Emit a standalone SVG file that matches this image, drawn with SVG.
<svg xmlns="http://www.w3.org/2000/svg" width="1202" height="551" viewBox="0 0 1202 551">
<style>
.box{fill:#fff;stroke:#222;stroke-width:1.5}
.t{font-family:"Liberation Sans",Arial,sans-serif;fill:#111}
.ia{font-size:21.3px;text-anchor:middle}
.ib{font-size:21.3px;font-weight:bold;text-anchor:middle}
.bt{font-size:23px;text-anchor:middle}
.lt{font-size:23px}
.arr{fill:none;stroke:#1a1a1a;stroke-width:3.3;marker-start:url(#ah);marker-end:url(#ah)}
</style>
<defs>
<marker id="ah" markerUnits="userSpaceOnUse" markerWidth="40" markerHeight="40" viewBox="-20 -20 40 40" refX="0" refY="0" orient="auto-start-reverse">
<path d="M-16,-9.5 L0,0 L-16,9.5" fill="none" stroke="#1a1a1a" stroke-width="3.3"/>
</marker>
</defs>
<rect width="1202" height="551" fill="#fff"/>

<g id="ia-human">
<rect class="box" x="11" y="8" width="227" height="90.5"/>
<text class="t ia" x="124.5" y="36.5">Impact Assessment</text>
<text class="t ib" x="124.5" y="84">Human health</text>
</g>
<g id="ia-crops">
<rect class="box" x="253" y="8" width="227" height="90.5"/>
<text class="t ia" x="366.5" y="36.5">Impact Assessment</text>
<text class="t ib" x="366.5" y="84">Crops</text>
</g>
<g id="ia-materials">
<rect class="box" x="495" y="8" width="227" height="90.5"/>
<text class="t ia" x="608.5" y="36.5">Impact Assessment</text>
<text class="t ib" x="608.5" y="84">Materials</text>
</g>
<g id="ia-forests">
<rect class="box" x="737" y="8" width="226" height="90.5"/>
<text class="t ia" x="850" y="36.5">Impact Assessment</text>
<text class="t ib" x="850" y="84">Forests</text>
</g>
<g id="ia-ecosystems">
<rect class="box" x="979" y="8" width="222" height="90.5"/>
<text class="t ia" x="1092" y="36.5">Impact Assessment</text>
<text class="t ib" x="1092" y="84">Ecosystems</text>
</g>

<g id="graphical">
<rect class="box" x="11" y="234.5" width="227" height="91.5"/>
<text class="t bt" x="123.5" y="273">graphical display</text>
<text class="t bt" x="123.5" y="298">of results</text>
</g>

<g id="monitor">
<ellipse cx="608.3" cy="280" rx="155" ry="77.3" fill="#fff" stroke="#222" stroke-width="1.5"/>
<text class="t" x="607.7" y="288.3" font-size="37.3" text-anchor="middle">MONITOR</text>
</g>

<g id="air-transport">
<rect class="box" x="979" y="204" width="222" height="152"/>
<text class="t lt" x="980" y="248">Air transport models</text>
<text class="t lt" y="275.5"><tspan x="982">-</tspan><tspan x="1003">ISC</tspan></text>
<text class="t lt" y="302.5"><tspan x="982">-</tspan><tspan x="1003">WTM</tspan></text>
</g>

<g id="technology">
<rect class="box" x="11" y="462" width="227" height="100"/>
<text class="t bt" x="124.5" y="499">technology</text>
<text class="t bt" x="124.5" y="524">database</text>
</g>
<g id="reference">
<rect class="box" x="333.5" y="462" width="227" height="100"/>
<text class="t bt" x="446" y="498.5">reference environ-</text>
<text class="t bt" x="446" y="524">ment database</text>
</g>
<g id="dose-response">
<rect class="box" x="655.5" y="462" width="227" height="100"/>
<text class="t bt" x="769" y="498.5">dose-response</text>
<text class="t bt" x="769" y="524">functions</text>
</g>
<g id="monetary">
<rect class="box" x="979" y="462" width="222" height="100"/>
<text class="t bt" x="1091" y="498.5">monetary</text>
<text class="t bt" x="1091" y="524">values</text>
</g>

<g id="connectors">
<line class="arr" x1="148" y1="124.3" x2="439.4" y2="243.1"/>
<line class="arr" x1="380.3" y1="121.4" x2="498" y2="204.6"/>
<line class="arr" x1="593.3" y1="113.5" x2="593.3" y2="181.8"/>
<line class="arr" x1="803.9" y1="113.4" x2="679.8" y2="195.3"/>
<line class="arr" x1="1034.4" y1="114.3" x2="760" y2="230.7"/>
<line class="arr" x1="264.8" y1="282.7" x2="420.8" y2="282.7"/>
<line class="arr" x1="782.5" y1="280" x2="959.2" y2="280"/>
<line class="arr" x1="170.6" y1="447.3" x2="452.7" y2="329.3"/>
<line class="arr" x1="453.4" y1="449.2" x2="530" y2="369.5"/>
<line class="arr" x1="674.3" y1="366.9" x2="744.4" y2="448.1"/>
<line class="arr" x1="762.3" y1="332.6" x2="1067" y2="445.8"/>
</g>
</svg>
--------
◆ **Instruction**: Once more, set down the full listing, verbatim.

◆ **Response to this exercise**:
Emit a standalone SVG file that matches this image, drawn with SVG.
<svg xmlns="http://www.w3.org/2000/svg" width="1202" height="551" viewBox="0 0 1202 551">
<style>
.box{fill:#fff;stroke:#222;stroke-width:1.5}
.t{font-family:"Liberation Sans",Arial,sans-serif;fill:#111}
.ia{font-size:21.3px;text-anchor:middle}
.ib{font-size:21.3px;font-weight:bold;text-anchor:middle}
.bt{font-size:23px;text-anchor:middle}
.lt{font-size:23px}
.arr{fill:none;stroke:#1a1a1a;stroke-width:3.3;marker-start:url(#ah);marker-end:url(#ah)}
</style>
<defs>
<marker id="ah" markerUnits="userSpaceOnUse" markerWidth="40" markerHeight="40" viewBox="-20 -20 40 40" refX="0" refY="0" orient="auto-start-reverse">
<path d="M-16,-9.5 L0,0 L-16,9.5" fill="none" stroke="#1a1a1a" stroke-width="3.3"/>
</marker>
</defs>
<rect width="1202" height="551" fill="#fff"/>

<g id="ia-human">
<rect class="box" x="11" y="8" width="227" height="90.5"/>
<text class="t ia" x="124.5" y="36.5">Impact Assessment</text>
<text class="t ib" x="124.5" y="84">Human health</text>
</g>
<g id="ia-crops">
<rect class="box" x="253" y="8" width="227" height="90.5"/>
<text class="t ia" x="366.5" y="36.5">Impact Assessment</text>
<text class="t ib" x="366.5" y="84">Crops</text>
</g>
<g id="ia-materials">
<rect class="box" x="495" y="8" width="227" height="90.5"/>
<text class="t ia" x="608.5" y="36.5">Impact Assessment</text>
<text class="t ib" x="608.5" y="84">Materials</text>
</g>
<g id="ia-forests">
<rect class="box" x="737" y="8" width="226" height="90.5"/>
<text class="t ia" x="850" y="36.5">Impact Assessment</text>
<text class="t ib" x="850" y="84">Forests</text>
</g>
<g id="ia-ecosystems">
<rect class="box" x="979" y="8" width="222" height="90.5"/>
<text class="t ia" x="1092" y="36.5">Impact Assessment</text>
<text class="t ib" x="1092" y="84">Ecosystems</text>
</g>

<g id="graphical">
<rect class="box" x="11" y="234.5" width="227" height="91.5"/>
<text class="t bt" x="123.5" y="273">graphical display</text>
<text class="t bt" x="123.5" y="298">of results</text>
</g>

<g id="monitor">
<ellipse cx="608.3" cy="280" rx="155" ry="77.3" fill="#fff" stroke="#222" stroke-width="1.5"/>
<text class="t" x="607.7" y="288.3" font-size="37.3" text-anchor="middle">MONITOR</text>
</g>

<g id="air-transport">
<rect class="box" x="979" y="204" width="222" height="152"/>
<text class="t lt" x="980" y="248">Air transport models</text>
<text class="t lt" y="275.5"><tspan x="982">-</tspan><tspan x="1003">ISC</tspan></text>
<text class="t lt" y="302.5"><tspan x="982">-</tspan><tspan x="1003">WTM</tspan></text>
</g>

<g id="technology">
<rect class="box" x="11" y="462" width="227" height="100"/>
<text class="t bt" x="124.5" y="499">technology</text>
<text class="t bt" x="124.5" y="524">database</text>
</g>
<g id="reference">
<rect class="box" x="333.5" y="462" width="227" height="100"/>
<text class="t bt" x="446" y="498.5">reference environ-</text>
<text class="t bt" x="446" y="524">ment database</text>
</g>
<g id="dose-response">
<rect class="box" x="655.5" y="462" width="227" height="100"/>
<text class="t bt" x="769" y="498.5">dose-response</text>
<text class="t bt" x="769" y="524">functions</text>
</g>
<g id="monetary">
<rect class="box" x="979" y="462" width="222" height="100"/>
<text class="t bt" x="1091" y="498.5">monetary</text>
<text class="t bt" x="1091" y="524">values</text>
</g>

<g id="connectors">
<line class="arr" x1="148" y1="124.3" x2="439.4" y2="243.1"/>
<line class="arr" x1="380.3" y1="121.4" x2="498" y2="204.6"/>
<line class="arr" x1="593.3" y1="113.5" x2="593.3" y2="181.8"/>
<line class="arr" x1="803.9" y1="113.4" x2="679.8" y2="195.3"/>
<line class="arr" x1="1034.4" y1="114.3" x2="760" y2="230.7"/>
<line class="arr" x1="264.8" y1="282.7" x2="420.8" y2="282.7"/>
<line class="arr" x1="782.5" y1="280" x2="959.2" y2="280"/>
<line class="arr" x1="170.6" y1="447.3" x2="452.7" y2="329.3"/>
<line class="arr" x1="453.4" y1="449.2" x2="530" y2="369.5"/>
<line class="arr" x1="674.3" y1="366.9" x2="744.4" y2="448.1"/>
<line class="arr" x1="762.3" y1="332.6" x2="1067" y2="445.8"/>
</g>
</svg>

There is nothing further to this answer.